MODELLING RESPONSE WITH TIME-VARYING COMPLIANCE IN LONGITUDINAL DATA: A SIMULATION STUDY WITH TWO-STAGE FRAMEWORK USING COMPLIANCE REGRESSION RESIDUALS IN CLINICAL TRIALS
Abstract
Background: Clinical studies, such as randomized controlled trials, typically measure response and key event incidence throughout the follow-up period. Patients may skip certain assessment visits due to lack of efficacy or safety concerns. Missing data being a common problem in statistical literature, approaches to handle it may still result in biased knowledge discovery. Analysis and interpretation become problematic when missing data percentage is substantial. Additionally, compliance to planned treatment paradigm could also be a problem as patients might not adhere to prescribed treatment regimen. Twin consequences of non-compliance and missing data are rarely addressed simultaneously, even though numerous innovative techniques to handle non-compliance or missing response in randomized trials have been proposed.
Materials and Methods: This article attempted to address the missing response by deploying 2 stage modelling for analysing longitudinal response using time-varying compliance regression residual. Given the variation in longitudinal outcomes, accounting for the dependency between continuous response and treatment compliance can be informative, especially for imputing missing data. EM algorithm is used in this process and compared with/without 2 stage modelling.
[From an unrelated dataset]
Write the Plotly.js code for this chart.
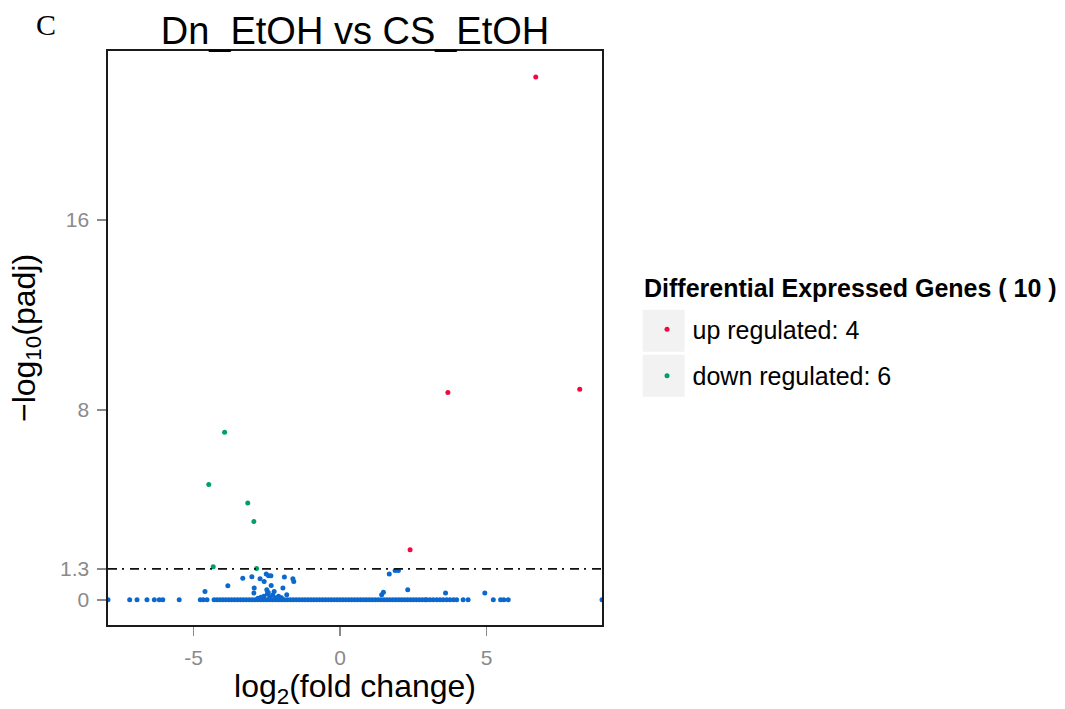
<!DOCTYPE html>
<html>
<head>
<meta charset="utf-8">
<script src="https://cdn.plot.ly/plotly-3.0.1.min.js"></script>
<style>
  html, body { margin: 0; padding: 0; background: #ffffff; }
  #chart { width: 1065px; height: 709px; }
</style>
</head>
<body>
<div id="chart"></div>
<script>
// Volcano plot: Dn_EtOH vs CS_EtOH
// Significant genes (padj threshold -log10 = 1.3)
const upX = [6.68, 3.68, 8.18, 2.39];
const upY = [22.02, 8.73, 8.87, 2.11];
const downX = [-3.94, -4.48, -3.15, -2.94, -4.33, -2.85];
const downY = [7.06, 4.85, 4.08, 3.30, 1.39, 1.32];

// Non-significant genes: lifted points
const nsLiftX = [-4.61, -3.83, -3.32, -3.01, -2.73, -2.59, -2.52, -2.44, -2.36, -2.35,
                 -1.90, -1.61, -1.58, -2.93, -2.94, -1.95, -1.82, -2.25, -2.50,
                 -2.60, -2.48, -2.40, -2.30, -2.70, -2.20, -2.10, -2.00, -2.80, -2.45,
                 1.68, 1.88, 1.99, 1.48, 1.42, 2.31, 3.60, 4.94];
const nsLiftY = [0.35, 0.59, 0.90, 0.97, 0.88, 0.77, 1.08, 1.01, 1.01, 0.60,
                 0.96, 0.88, 0.77, 0.49, 0.28, 0.49, 0.21, 0.35, 0.42,
                 0.15, 0.25, 0.12, 0.20, 0.10, 0.08, 0.15, 0.08, 0.06, 0.30,
                 1.08, 1.23, 1.23, 0.32, 0.21, 0.42, 0.28, 0.28];

// Non-significant genes sitting at -log10(padj) = 0
const nsFlatX = [-7.92, -7.18, -6.93, -6.59, -6.34, -6.17, -6.05, -5.49, -4.77, -4.67, -4.54,
  -4.30, -4.20, -4.10, -4.00, -3.90, -3.80, -3.70, -3.60, -3.50, -3.40,
  -3.30, -3.20, -3.10, -3.00, -2.90, -2.80, -2.70, -2.60, -2.50, -2.40,
  -2.30, -2.20, -2.10, -2.00, -1.90, -1.80, -1.70, -1.60, -1.50, -1.40,
  -1.30, -1.20, -1.10, -1.00, -0.90, -0.80, -0.70, -0.60, -0.50, -0.40,
  -0.30, -0.20, -0.10, 0.00, 0.10, 0.20, 0.30, 0.40, 0.50, 0.60,
  0.70, 0.80, 0.90, 1.00, 1.10, 1.20, 1.30, 1.40, 1.50, 1.60,
  1.70, 1.80, 1.90, 2.00, 2.10, 2.20, 2.30, 2.40, 2.50, 2.60,
  2.70, 2.80, 2.90, 2.96, 3.07, 3.18, 3.30, 3.41, 3.52, 3.64, 3.75, 3.87, 3.98,
  4.20, 4.37, 5.23, 5.48, 5.59, 5.74, 8.94];
const nsFlatY = nsFlatX.map(() => 0);

const threshold = 1.3;
const xTicks = [-5, 0, 5];
const xTickText = ['-5', '0', '5'];
const yTicks = [0, 1.3, 8, 16];
const yTickText = ['0', '1.3', '8', '16'];

const nsX = nsFlatX.concat(nsLiftX);
const nsY = nsFlatY.concat(nsLiftY);

const blue = '#0b68cf';
const red = '#f5063e';
const green = '#00a06a';
const sans = 'Liberation Sans, Arial, sans-serif';

const traces = [
  {
    x: nsX, y: nsY, type: 'scatter', mode: 'markers',
    marker: { color: blue, size: 5 },
    showlegend: false, hoverinfo: 'x+y', cliponaxis: true
  },
  {
    x: upX, y: upY, type: 'scatter', mode: 'markers', name: 'up regulated: ' + upX.length,
    legendgroup: 'up',
    marker: { color: red, size: 5 }, cliponaxis: true
  },
  {
    x: downX, y: downY, type: 'scatter', mode: 'markers', name: 'down regulated: ' + downX.length,
    legendgroup: 'down',
    marker: { color: green, size: 5 }, cliponaxis: true
  }
];

const axisCommon = {
  showgrid: false, zeroline: false,
  showline: true, mirror: true, linecolor: '#1a1a1a', linewidth: 1.6,
  ticks: 'outside', ticklen: 9, tickwidth: 1.6, tickcolor: '#8a8a8a',
  ticklabelstandoff: 4,
  tickfont: { family: sans, size: 21, color: '#8a8a8a' }
};

const layout = {
  width: 1065, height: 709, autosize: false,
  margin: { l: 108, r: 463, t: 51, b: 84, pad: 0 },
  paper_bgcolor: '#ffffff', plot_bgcolor: '#ffffff',
  font: { family: sans, color: '#000000' },
  title: {
    text: 'Dn_EtOH vs CS_EtOH',
    font: { family: sans, size: 38, color: '#000000' },
    xref: 'paper', x: 0.5, xanchor: 'center',
    yref: 'container', y: 0.957, yanchor: 'middle'
  },
  xaxis: Object.assign({}, axisCommon, {
    range: [-7.92, 8.94],
    tickvals: xTicks, ticktext: xTickText,
    title: { text: 'log<sub>2</sub>(fold change)', font: { family: sans, size: 32, color: '#000000' }, standoff: 6 }
  }),
  yaxis: Object.assign({}, axisCommon, {
    range: [-1.065, 23.12],
    tickvals: yTicks, ticktext: yTickText,
    title: { text: '−log<sub>10</sub>(padj)', font: { family: sans, size: 32, color: '#000000' }, standoff: 15 }
  }),
  shapes: [
    {
      type: 'line', xref: 'paper', x0: 0, x1: 1, yref: 'y', y0: threshold, y1: threshold,
      line: { color: '#111111', width: 1.6, dash: '9px,5px,2px,6px' }, layer: 'above'
    },
    {
      type: 'rect', xref: 'paper', yref: 'paper', x0: 1.0823, x1: 1.1672, y0: 0.4759, y1: 0.549,
      fillcolor: '#f2f2f2', line: { width: 0 }, layer: 'below'
    },
    {
      type: 'rect', xref: 'paper', yref: 'paper', x0: 1.0823, x1: 1.1672, y0: 0.3976, y1: 0.4707,
      fillcolor: '#f2f2f2', line: { width: 0 }, layer: 'below'
    }
  ],
  annotations: [
    {
      text: 'C', xref: 'paper', yref: 'paper', x: -0.1247, y: 1.046,
      xanchor: 'center', yanchor: 'middle', showarrow: false,
      font: { family: 'Liberation Serif, Times New Roman, serif', size: 30, color: '#000000' }
    },
    {
      text: '<b>Differential Expressed Genes ( 10 )</b>',
      xref: 'paper', yref: 'paper', x: (642 - 108) / 494, y: (625 - 288) / 574,
      xanchor: 'left', yanchor: 'middle', showarrow: false,
      font: { family: sans, size: 25, color: '#000000' }
    }
  ],
  legend: {
    x: 1.08, xanchor: 'left', y: 0.555, yanchor: 'top',
    bgcolor: 'rgba(0,0,0,0)', borderwidth: 0,
    traceorder: 'grouped', tracegroupgap: 11,
    itemsizing: 'trace', itemwidth: 41,
    font: { family: sans, size: 25, color: '#000000' }
  },
  hovermode: 'closest'
};

Plotly.newPlot('chart', traces, layout, { displayModeBar: false, staticPlot: true });
</script>
</body>
</html>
Simulation study is created with missing response and non-compliance to assess the effectiveness of proposed estimators in scenarios, including both continuous and binary treatment compliance.
Results: Method was applied on simulated data with varying correlation and multiple missing scenarios in both the cases. The results were compared using the absolute bias and mean squared error (MSE).
Conclusions: The MSE was smallest for the proposed method compared to without joint modelling and no imputation analysis, indicating better results with the proposed method.